Last week, the Securities and Exchange Commission proposed Rule Amendments to Improve Municipal Securities Disclosures. According to the SEC, these rule amendments are intended to “improve investor protection and enhance transparency in the municipal securities market”. Rule 15c2-12 would be amended to add two new event notices:
– Incurrence of a financial obligation of the issuer or obligated person, if material, or agreement to covenants, events of default, remedies, priority rights, or other similar terms of a financial obligation of the issuer or obligated person, any of which affect security holders, if material; and
– Default, event of acceleration, termination event, modification of terms, or other similar events under the terms of the financial obligation of the issuer or obligated person, any of which reflect financial difficulties.

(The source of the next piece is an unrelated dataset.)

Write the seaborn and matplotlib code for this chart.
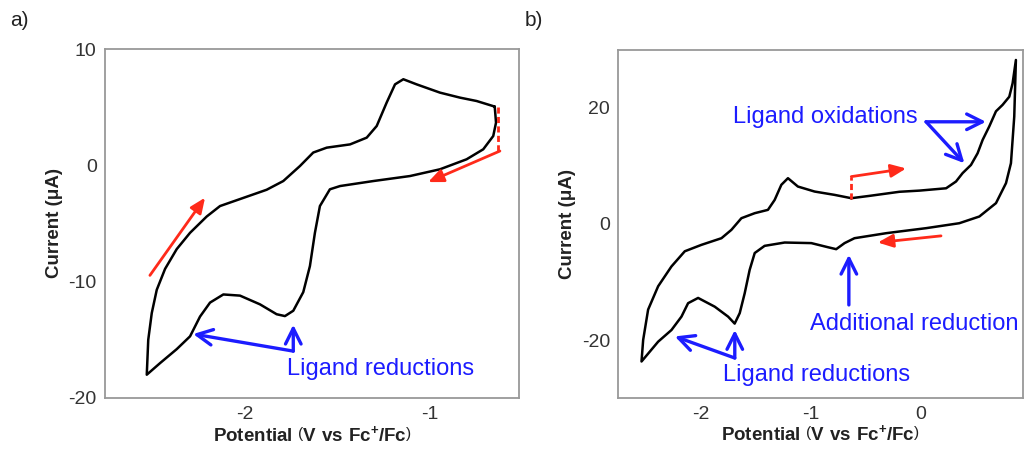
import matplotlib
matplotlib.use("Agg")
import matplotlib.pyplot as plt
import seaborn as sns
import pandas as pd

# ---- Cyclic voltammogram (a): potential in V vs Fc+/Fc, current in uA ----
# cathodic sweep from the switching point, then anodic return
a_potential = [-0.650, -0.643, -0.658, -0.712, -0.802, -0.946, -1.108, -1.306, -1.486, -1.541,
               -1.568, -1.595, -1.622, -1.649, -1.685, -1.739, -1.784, -1.829, -1.919, -2.027,
               -2.117, -2.189, -2.243, -2.297, -2.369, -2.459, -2.531,
               -2.523, -2.504, -2.477, -2.432, -2.369, -2.297, -2.207, -2.135, -2.027, -1.883,
               -1.793, -1.703, -1.631, -1.558, -1.432, -1.342, -1.288, -1.234, -1.189, -1.144,
               -1.072, -0.946, -0.838, -0.748, -0.650]
a_current = [5.05, 3.67, 2.52, 1.38, 0.52, -0.34, -0.92, -1.35, -1.78, -2.06,
             -2.78, -3.5, -5.8, -8.66, -10.9, -12.5, -12.96, -12.8, -11.95, -11.2,
             -11.1, -11.8, -13.0, -14.7, -15.8, -17.0, -18.0,
             -15.0, -12.7, -10.7, -8.9, -7.2, -5.8, -4.4, -3.5, -2.9, -2.1,
             -1.35, -0.06, 1.1, 1.52, 1.8, 2.38, 3.38, 5.4, 6.96, 7.4,
             6.96, 6.25, 5.82, 5.53, 5.05]

# ---- Cyclic voltammogram (b) ----
b_potential = [-0.634, -0.468, -0.197, -0.015, 0.227, 0.317, 0.377, 0.453, 0.513, 0.559,
               0.619, 0.680, 0.740, 0.801, 0.831, 0.861,
               0.846, 0.816, 0.771, 0.680, 0.529, 0.347, 0.045, -0.197, -0.317, -0.605,
               -0.695, -0.771, -0.847, -0.997, -1.239, -1.421, -1.511, -1.557, -1.602, -1.647,
               -1.693, -1.753, -1.874, -2.025, -2.116, -2.176, -2.267, -2.388, -2.539,
               -2.524, -2.479, -2.388, -2.267, -2.146, -1.995, -1.813, -1.723, -1.632, -1.511,
               -1.391, -1.330, -1.269, -1.209, -1.119, -0.967, -0.786, -0.634]
b_current = [4.4, 4.8, 5.5, 5.7, 6.1, 7.26, 8.7, 10.1, 12.1, 14.4,
             16.7, 19.3, 20.4, 21.8, 24.1, 28.1,
             18.4, 10.4, 6.98, 3.55, 1.26, 0.11, -0.74, -1.31, -1.6, -2.46,
             -3.3, -4.34, -4.0, -3.3, -3.2, -3.77, -5.0, -7.9, -11.9, -15.3,
             -17.1, -15.9, -14.2, -12.7, -13.6, -15.9, -18.2, -20.2, -23.6,
             -19.9, -14.7, -10.7, -7.3, -4.7, -3.6, -2.46, -1.03, 0.97, 1.83,
             2.4, 4.1, 6.7, 7.83, 6.4, 5.54, 4.97, 4.4]

a_ticks_x = [-2, -1]
a_ticks_y = [-20, -10, 0, 10]
b_ticks_x = [-2, -1, 0]
b_ticks_y = [-20, 0, 20]

xlabel = "Potential $\\left(\\mathbf{V\\ vs\\ Fc^{+}/Fc}\\right)$"
ylabel = "Current (μA)"

BLUE = "#1c1cff"
RED = "#ff2a1a"

sns.set_style("white")
plt.rcParams["font.family"] = ["Liberation Sans", "DejaVu Sans"]
plt.rcParams["mathtext.fontset"] = "custom"
plt.rcParams["mathtext.bf"] = "Liberation Sans:bold"
plt.rcParams["mathtext.rm"] = "Liberation Sans"

fig = plt.figure(figsize=(10.25, 4.55), dpi=100)
ax_a = fig.add_axes([0.1024, 0.1253, 0.4039, 0.767])
ax_b = fig.add_axes([0.6032, 0.1260, 0.3948, 0.764])

df_a = pd.DataFrame({"E": a_potential, "I": a_current})
df_b = pd.DataFrame({"E": b_potential, "I": b_current})
sns.lineplot(data=df_a, x="E", y="I", sort=False, estimator=None, color="black",
             lw=1.8, ax=ax_a)
sns.lineplot(data=df_b, x="E", y="I", sort=False, estimator=None, color="black",
             lw=1.8, ax=ax_b)
for ax in (ax_a, ax_b):
    for ln in ax.lines:
        ln.set_solid_joinstyle("round")


def style(ax, xlim, ylim, xt, yt):
    ax.set_xlim(*xlim)
    ax.set_ylim(*ylim)
    ax.set_xticks(xt)
    ax.set_yticks(yt)
    ax.set_xticklabels([f"{v:g}" for v in xt])
    ax.set_yticklabels([f"{v:g}" for v in yt])
    ax.tick_params(axis="both", direction="out", length=4, width=1, color="#888888",
                   labelsize=14, labelcolor="#333333", pad=2)
    for s in ax.spines.values():
        s.set_color("#999999")
        s.set_linewidth(1.3)
    ax.set_xlabel(xlabel, fontsize=13.5, fontweight="bold", color="#222222", labelpad=1)
    ax.set_ylabel(ylabel, fontsize=13.5, fontweight="bold", color="#222222", labelpad=4)


style(ax_a, (-2.757, -0.519), (-20, 10), a_ticks_x, a_ticks_y)
style(ax_b, (-2.75, 0.925), (-29.8, 29.8), b_ticks_x, b_ticks_y)


def arrow(ax, start, end, color, lw, style_str, ms):
    ax.annotate("", xy=end, xytext=start,
                arrowprops=dict(arrowstyle=style_str, color=color, lw=lw,
                                mutation_scale=ms, shrinkA=0, shrinkB=0))


RED_HEAD = "-|>,head_width=0.28,head_length=0.65"
BLUE_HEAD = "->,head_width=0.35,head_length=0.7"

# panel a: scan direction (red) and annotations (blue)
ax_a.plot([-0.632, -0.632], [5.0, 1.2], color=RED, lw=2, ls=(0, (2.2, 1.2)))
arrow(ax_a, (-0.622, 1.23), (-1.01, -1.44), RED, 2, RED_HEAD, 14)
arrow(ax_a, (-2.514, -9.46), (-2.216, -2.78), RED, 2, RED_HEAD, 14)
corner_a = (-1.739, -15.97)
arrow(ax_a, corner_a, (-2.28, -14.5), BLUE, 2.4, BLUE_HEAD, 16)
arrow(ax_a, corner_a, (-1.739, -13.7), BLUE, 2.4, BLUE_HEAD, 16)
ax_a.text(-1.773, -17.5, "Ligand reductions", color=BLUE, fontsize=17, va="center", ha="left")

# panel b
ax_b.plot([-0.634, -0.634], [4.2, 8.1], color=RED, lw=2, ls=(0, (2.2, 1.2)))
arrow(ax_b, (-0.634, 8.1), (-0.136, 9.5), RED, 2, RED_HEAD, 14)
arrow(ax_b, (0.181, -2.06), (-0.393, -3.2), RED, 2, RED_HEAD, 14)

corner_ox = (0.045, 17.5)
arrow(ax_b, corner_ox, (0.589, 17.5), BLUE, 2.4, BLUE_HEAD, 16)
arrow(ax_b, corner_ox, (0.393, 10.4), BLUE, 2.4, BLUE_HEAD, 16)
ax_b.text(-1.707, 18.4, "Ligand oxidations", color=BLUE, fontsize=17, va="center", ha="left")

arrow(ax_b, (-0.656, -13.9), (-0.656, -5.3), BLUE, 2.4, BLUE_HEAD, 16)
ax_b.text(-1.012, -17.1, "Additional reduction", color=BLUE, fontsize=17, va="center", ha="left")

corner_red = (-1.692, -23.0)
arrow(ax_b, corner_red, (-2.236, -19.3), BLUE, 2.4, BLUE_HEAD, 16)
arrow(ax_b, corner_red, (-1.692, -18.2), BLUE, 2.4, BLUE_HEAD, 16)
ax_b.text(-1.798, -25.9, "Ligand reductions", color=BLUE, fontsize=17, va="center", ha="left")

fig.text(0.010, 0.955, "a)", fontsize=15, color="#222222", va="center")
fig.text(0.512, 0.955, "b)", fontsize=15, color="#222222", va="center")

fig.savefig("out.png", dpi=100)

Currently, Rule 15c2-12 under the ’34 Act requires brokers, dealers, and municipal securities dealers that are acting as underwriters in primary offerings of municipal securities to reasonably determine, among other things, that the issuer or obligated person has agreed to provide to the Municipal Securities Rulemaking Board (MSRB) timely notice of certain events. The proposed amendments are aimed to “provide timely access to important information regarding certain financial obligations incurred by issuers and obligated persons that could impact such entities’ liquidity and overall creditworthiness.”
There is a 60 day comment period, so firms that are affected by these new rules and wish to comment should consult with counsel as to the most effective way to provide feedback to the SEC.